Building a Modern Political Machine
The WSPU professionalized activism. With money and managerial talent from Fred and Emmeline Pethick-Lawrence, it rented offices at Clement’s Inn, paid regional organizers, and produced its own media outlet, Votes for Women. They sold merchandise, ran exhibitions, printed pamphlets, and turned their cause into a self-funded enterprise. By 1906 the organization resembled a modern NGO: centralized strategy, local branches, salaried staff, and high visual branding through purple, white, and green.
Militancy as Moral Drama
From 1908 the WSPU discovered the dual power of performance and provocation. Processions like the “Women’s Sunday” rally in Hyde Park fused pageantry and protest—bands, banners, and color-coded marches designed for mass photography. Yet the same organization escalated into direct assaults on political space: Parliament “rushes,” window-smashing raids, and, later, arson. The movement mastered the line between publicity and illegality. Each action became a headline; each arrest fed the narrative of courage and repression.

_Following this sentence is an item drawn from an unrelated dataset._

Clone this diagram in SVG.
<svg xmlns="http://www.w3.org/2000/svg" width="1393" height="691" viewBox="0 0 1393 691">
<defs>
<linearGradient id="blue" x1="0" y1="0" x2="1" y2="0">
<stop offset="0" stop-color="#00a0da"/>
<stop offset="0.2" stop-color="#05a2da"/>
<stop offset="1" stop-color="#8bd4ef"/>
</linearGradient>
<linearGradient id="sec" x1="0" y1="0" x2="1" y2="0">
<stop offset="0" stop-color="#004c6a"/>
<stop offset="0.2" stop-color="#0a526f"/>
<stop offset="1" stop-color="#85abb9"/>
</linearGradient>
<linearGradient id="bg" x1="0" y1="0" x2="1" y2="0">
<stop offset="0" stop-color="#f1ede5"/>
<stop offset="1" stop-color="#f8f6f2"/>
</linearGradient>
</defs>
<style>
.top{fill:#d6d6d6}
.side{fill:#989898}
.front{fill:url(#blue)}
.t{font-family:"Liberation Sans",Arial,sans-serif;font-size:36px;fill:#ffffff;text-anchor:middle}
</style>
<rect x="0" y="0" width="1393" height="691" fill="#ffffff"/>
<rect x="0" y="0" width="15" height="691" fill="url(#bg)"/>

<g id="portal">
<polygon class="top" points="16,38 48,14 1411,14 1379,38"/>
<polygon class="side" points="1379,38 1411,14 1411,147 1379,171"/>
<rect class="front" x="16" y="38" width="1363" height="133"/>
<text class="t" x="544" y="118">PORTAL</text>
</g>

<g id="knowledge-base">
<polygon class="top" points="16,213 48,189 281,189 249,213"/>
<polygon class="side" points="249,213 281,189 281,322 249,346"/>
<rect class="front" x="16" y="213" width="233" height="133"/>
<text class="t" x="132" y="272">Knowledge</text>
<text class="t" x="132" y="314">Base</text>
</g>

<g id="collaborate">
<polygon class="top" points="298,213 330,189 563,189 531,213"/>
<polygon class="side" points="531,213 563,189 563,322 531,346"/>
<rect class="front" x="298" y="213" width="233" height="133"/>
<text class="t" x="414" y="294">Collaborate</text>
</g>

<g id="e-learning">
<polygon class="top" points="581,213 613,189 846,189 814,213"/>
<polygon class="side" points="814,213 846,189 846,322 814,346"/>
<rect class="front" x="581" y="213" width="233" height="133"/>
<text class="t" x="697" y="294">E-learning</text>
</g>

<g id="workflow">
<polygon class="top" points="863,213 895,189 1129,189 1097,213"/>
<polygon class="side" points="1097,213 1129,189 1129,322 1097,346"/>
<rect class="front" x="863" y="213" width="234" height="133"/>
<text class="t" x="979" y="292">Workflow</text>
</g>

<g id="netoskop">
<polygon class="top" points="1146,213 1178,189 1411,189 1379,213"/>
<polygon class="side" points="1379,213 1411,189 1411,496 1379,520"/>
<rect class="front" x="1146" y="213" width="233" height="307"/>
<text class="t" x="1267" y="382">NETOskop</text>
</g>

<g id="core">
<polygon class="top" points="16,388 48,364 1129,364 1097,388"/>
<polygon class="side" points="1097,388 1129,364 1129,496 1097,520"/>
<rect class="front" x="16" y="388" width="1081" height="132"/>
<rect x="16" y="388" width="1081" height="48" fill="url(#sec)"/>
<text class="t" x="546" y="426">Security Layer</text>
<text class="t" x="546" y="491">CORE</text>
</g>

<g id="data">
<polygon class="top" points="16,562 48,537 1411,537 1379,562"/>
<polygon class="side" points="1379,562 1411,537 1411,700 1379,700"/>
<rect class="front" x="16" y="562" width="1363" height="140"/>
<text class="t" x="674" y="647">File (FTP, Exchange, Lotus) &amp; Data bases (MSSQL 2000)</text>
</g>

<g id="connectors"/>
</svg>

Cracks, Repression, and Radicalization
As militancy intensified, so did conflict inside and outside the movement. Leaders disagreed on democracy versus discipline; members broke away to form the Women’s Freedom League. The state replied with mass arrests and force-feeding, turning prisons into sites of feminist martyrdom. Setbacks like the broken promises of the 1910 Conciliation Bill deepened militants’ conviction that only disruption could win justice. Black Friday’s police assaults, the “argument of the broken pane,” and the arson wave of 1913–14 show how moral outrage evolved into physical confrontation with property and power.

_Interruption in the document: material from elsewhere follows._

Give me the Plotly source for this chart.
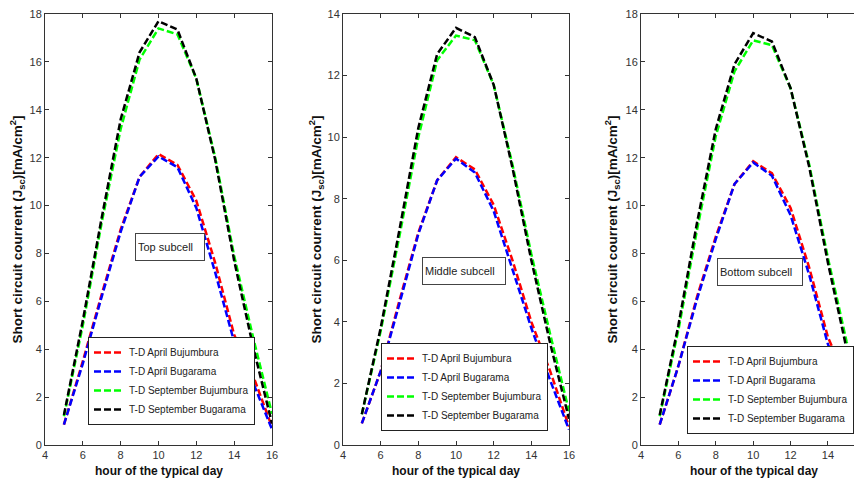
import plotly.graph_objects as go

hours = [5, 6, 7, 8, 9, 10, 11, 12, 13, 14, 15, 16]
series_names = ["T-D April Bujumbura", "T-D April Bugarama",
                "T-D September Bujumbura", "T-D September Bugarama"]
colors = ["#FF0000", "#0000FF", "#00FF00", "#000000"]

# Top subcell
top_apr_buj = [0.85, 3.5, 6.3, 9.0, 11.2, 12.15, 11.7, 10.2, 7.6, 4.6, 2.9, 0.75]
top_apr_bug = [0.85, 3.4, 6.2, 8.9, 11.2, 12.05, 11.6, 9.9, 7.2, 4.3, 2.6, 0.65]
top_sep_buj = [1.2, 5.0, 9.3, 13.2, 16.1, 17.4, 17.15, 15.3, 12.0, 7.9, 4.5, 1.3]
top_sep_bug = [1.25, 5.2, 9.5, 13.6, 16.4, 17.7, 17.35, 15.3, 11.9, 7.7, 4.1, 0.9]

# Middle subcell
mid_apr_buj = [0.7, 2.4, 4.7, 6.9, 8.6, 9.35, 8.95, 7.8, 6.0, 4.0, 2.4, 0.6]
mid_apr_bug = [0.7, 2.4, 4.6, 6.85, 8.6, 9.3, 8.85, 7.6, 5.7, 3.8, 2.1, 0.5]
mid_sep_buj = [1.0, 3.7, 6.8, 10.0, 12.5, 13.3, 13.15, 11.7, 9.1, 6.2, 3.6, 1.1]
mid_sep_bug = [1.0, 3.8, 7.0, 10.3, 12.7, 13.55, 13.25, 11.7, 9.0, 6.0, 3.3, 0.85]

# Bottom subcell
bot_apr_buj = [0.85, 3.3, 6.2, 8.7, 10.9, 11.85, 11.35, 9.9, 7.4, 4.5, 2.7, 1.0]
bot_apr_bug = [0.85, 3.3, 6.1, 8.6, 10.9, 11.8, 11.25, 9.6, 7.1, 4.2, 2.5, 0.9]
bot_sep_buj = [1.2, 4.8, 9.0, 12.9, 15.6, 16.9, 16.7, 14.9, 11.7, 7.8, 4.3, 1.4]
bot_sep_bug = [1.25, 5.0, 9.3, 13.2, 15.9, 17.2, 16.85, 14.9, 11.6, 7.6, 4.0, 0.9]

panels = [
    [top_apr_buj, top_apr_bug, top_sep_buj, top_sep_bug],
    [mid_apr_buj, mid_apr_bug, mid_sep_buj, mid_sep_bug],
    [bot_apr_buj, bot_apr_bug, bot_sep_buj, bot_sep_bug],
]
panel_labels = ["Top subcell", "Middle subcell", "Bottom subcell"]
y_ranges = [[0, 18], [0, 14], [0, 18]]
y_dticks = [2, 2, 2]
x_ranges = [[4, 16], [4, 16], [4, 15.82]]

W, H = 862, 483
OFF = 8  # page body margin offset
x_dom_px = [(45, 272), (343, 569), (641, 862)]
y_top_px, y_bot_px = 14, 445


def fx(px):
    return (px - OFF) / W


def fy(py):
    return 1 - (py - OFF) / H


FONT = "Liberation Sans, Arial, sans-serif"

fig = go.Figure()
legend_ids = ["legend", "legend2", "legend3"]
for p, data in enumerate(panels):
    xa = "x" if p == 0 else f"x{p+1}"
    ya = "y" if p == 0 else f"y{p+1}"
    for s, vals in enumerate(data):
        fig.add_trace(go.Scatter(
            x=hours, y=vals, mode="lines", name=series_names[s],
            line=dict(color=colors[s], width=2.5, dash="7px,3px"),
            xaxis=xa, yaxis=ya, legend=legend_ids[p], cliponaxis=True,
        ))

layout = dict(
    width=W, height=H,
    margin=dict(l=0, r=0, t=0, b=0, autoexpand=False),
    paper_bgcolor="white", plot_bgcolor="white",
    font=dict(family=FONT, size=11, color="#222"),
)

ydom = [fy(y_bot_px), fy(y_top_px)]
for p in range(3):
    xk = "xaxis" if p == 0 else f"xaxis{p+1}"
    yk = "yaxis" if p == 0 else f"yaxis{p+1}"
    x0, x1 = x_dom_px[p]
    layout[xk] = dict(
        domain=[fx(x0), fx(x1)], range=x_ranges[p],
        anchor="y" if p == 0 else f"y{p+1}",
        tickmode="linear", tick0=4, dtick=2,
        ticks="inside", ticklen=4, tickcolor="#333",
        showline=True, linecolor="#333", linewidth=1,
        mirror="ticks", showgrid=False, zeroline=False, automargin=False,
        ticklabeloverflow="allow",
        tickfont=dict(size=11, color="#333", family=FONT),
    )
    layout[yk] = dict(
        domain=ydom, range=y_ranges[p],
        anchor="x" if p == 0 else f"x{p+1}",
        tickmode="linear", tick0=0, dtick=y_dticks[p],
        ticks="inside", ticklen=4, tickcolor="#333",
        showline=True, linecolor="#333", linewidth=1,
        mirror="ticks" if p < 2 else False, showgrid=False, zeroline=False,
        automargin=False, ticklabeloverflow="allow",
        tickfont=dict(size=11, color="#333", family=FONT),
    )

legend_pos_px = [(88, 337), (381, 343), (687, 346)]
for p, lid in enumerate(legend_ids):
    lx, ly = legend_pos_px[p]
    layout[lid] = dict(
        x=fx(lx), y=fy(ly), xanchor="left", yanchor="top",
        bgcolor="white", bordercolor="#222", borderwidth=1,
        font=dict(family=FONT, size=10, color="#222"),
        tracegroupgap=0, itemwidth=30,
    )

fig.update_layout(**layout)

# Sub-cell label boxes
box_centers = [(169.5, 246.5, 70), (463.5, 270.5, 84), (759.5, 271.5, 86)]
for p, (cx, cy, bw) in enumerate(box_centers):
    fig.add_annotation(
        x=fx(cx), y=fy(cy), xref="paper", yref="paper",
        text=panel_labels[p], showarrow=False, align="left",
        width=bw - 6, height=22, borderpad=2,
        bordercolor="#444", borderwidth=1, bgcolor="white",
        font=dict(family=FONT, size=11, color="#222"),
        xanchor="center", yanchor="middle",
    )

# Axis titles
ytitle = "Short circuit courrent (J<sub>sc</sub>)[mA/cm<sup>2</sup>]"
ytitle_x_px = [17, 316, 612]
for p in range(3):
    fig.add_annotation(
        x=fx(ytitle_x_px[p]), y=(ydom[0] + ydom[1]) / 2,
        xref="paper", yref="paper", text="<b>" + ytitle + "</b>",
        textangle=-90, showarrow=False,
        font=dict(family=FONT, size=13.5, color="#111"),
        xanchor="center", yanchor="middle",
    )
    x0, x1 = x_dom_px[p]
    xc = (x0 + (x1 if p < 2 else 866)) / 2
    fig.add_annotation(
        x=fx(xc), y=fy(471), xref="paper", yref="paper",
        text="<b>hour of the typical day</b>", showarrow=False,
        font=dict(family=FONT, size=12, color="#111"),
        xanchor="center", yanchor="middle",
    )

fig.write_html("out.html")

From Martyrdom to Wartime Politics
By 1913 force-feeding, the Cat-and-Mouse Act, and Emily Davison’s death made the movement both heroic and fractured. The WSPU transformed suffering into propaganda—posters of bruised faces became moral weapons. Yet dissent within the Pankhurst family split the wider movement: Christabel and Emmeline centralised authority; Sylvia turned left toward socialism and the East End. When war broke out in 1914, the militants called a truce, redirecting their energies to the national cause. Ironically, that wartime cooperation helped create the political opening that enfranchised women in 1918. The struggle thus ends not in victory through destruction, but in reform through patience, symbolically closing the arc from street protest to political recognition.
Core Idea
The WSPU’s story is the birth of modern activism: organized spectacle, strategic suffering, and mass media politics used to force moral recognition. It teaches you that the line between reform and rebellion is often drawn by those who insist on being seen.